2002 Letter from NORMANDY and OMAHA BEACH:

After spending the night in Hermanville, we drove along the coast road from Oistraham to Omaha Beach, and Pointe de Hoc on the western end. We had a book about the invasion, and Adelle read aloud as we passed each town and each memorial. Seeing the terrain while hearing what had happened on it added substantially to understanding and also affected our emotions. We found that the British beaches were flat quite a ways inland and the German forces could not defend them the way they were able to defend Omaha because of the high cliffs there overlooking the beaches.

Arromanche was an exception because the German forces destroyed many homes to build fortifications there. But it was to no avail because a British commando force took the town from the land side. In the water, we saw the remains of the American-built artificial harbor that had been towed across the channel to that site . Most of the concrete floats that were hitched together to make the piers were destroyed shortly afterwards in a storm.

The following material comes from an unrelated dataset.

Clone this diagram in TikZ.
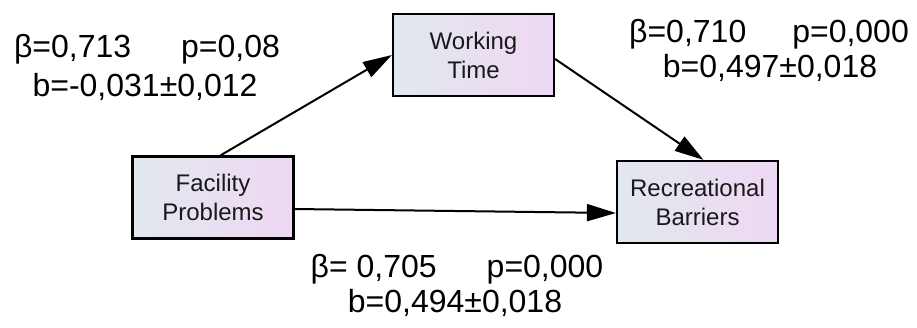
\documentclass[tikz,border=0pt]{standalone}
\usepackage{fontspec}
\setmainfont{Liberation Sans}
\usetikzlibrary{arrows.meta,calc}
\tikzset{
  varbox/.style={draw=black, line width=2.2pt, left color=boxl, right color=boxr,
    minimum width=161pt, minimum height=82pt, align=center, inner sep=0pt,
    font=\fontsize{24}{29}\selectfont, text=black!90},
  lbl/.style={anchor=base, inner sep=0pt, font=\fontsize{32}{38}\selectfont},
  conn/.style={line width=2pt, -{Triangle[length=29pt,width=17pt]}}
}
\definecolor{boxl}{HTML}{E2E8EE}
\definecolor{boxr}{HTML}{EED8F3}
\begin{document}
\begin{tikzpicture}[x=1pt,y=-1pt]
\useasboundingbox (0,0) rectangle (917,327);
\node[varbox] (fp) at (213,197.5) {Facility\\Problems};
\node[varbox] (wt) at (473.5,55) {Working\\Time};
\node[varbox] (rt) at (697.5,202) {Recreational\\Barriers};
\draw[conn] (fp.80) -- (wt.west);
\draw[conn] ($(wt.east)+(0,4)$) -- ($(rt.north)+(6,0)$);
\draw[conn] ($(fp.east)+(0,11.5)$) -- ($(rt.west)+(0,11)$);
\node[lbl] (l1a) at (147,57) {β=0,713\hspace{50pt}p=0,08};
\node[lbl] (l1b) at (145,96) {b=-0,031±0,012};
\node[lbl] (l2a) at (769,42) {β=0,710\hspace{46pt}p=0,000};
\node[lbl] (l2b) at (770,77) {b=0,497±0,018};
\node[lbl] (l3a) at (457,277) {β= 0,705\hspace{50pt}p=0,000};
\node[lbl] (l3b) at (455,312) {b=0,494±0,018};
\end{tikzpicture}
\end{document}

It was so cold, windy and generally nasty that we only stayed a short while. We drove through all the areas where the British and the Canadian troops landed, stopping the car only to see a couple of memorials. Then we reached the American sector at Omaha Beach.

We viewed part of the battle site from the American Cemetery where the major monument and graveyard are situated. They are high off the beach and one can see up and down the beach for a long distance from the edge of the cliff, just as the dug-in German troops could on that day. Now the graveyard contains 9,387 graves of the men and women who died in the battle to take the area, all together, row on row, marked mostly by white stone crosses for Christian soldiers but a number of stars for Jews as well.

Ron was standing near the monument at about the center of the neat rows, videotaping and talking to the camera about all this when he suddenly started to weep and then sob so uncontrollably that he had to stop taping-- 57 years after the fact. That is how the site can affect you. Just seeing the graves and knowing what they went through that day is an emotional experience. Both of us had a very strong response to the area.

We then visited Pointe de Hoc, where Army Rangers scaled the cliff in order to find the artillery guns that were thought to be there. The guns had been moved before the invasion. The Rangers found them and destroyed them. The terrain is heavily cratered probably from the bombing which preceded the invasion.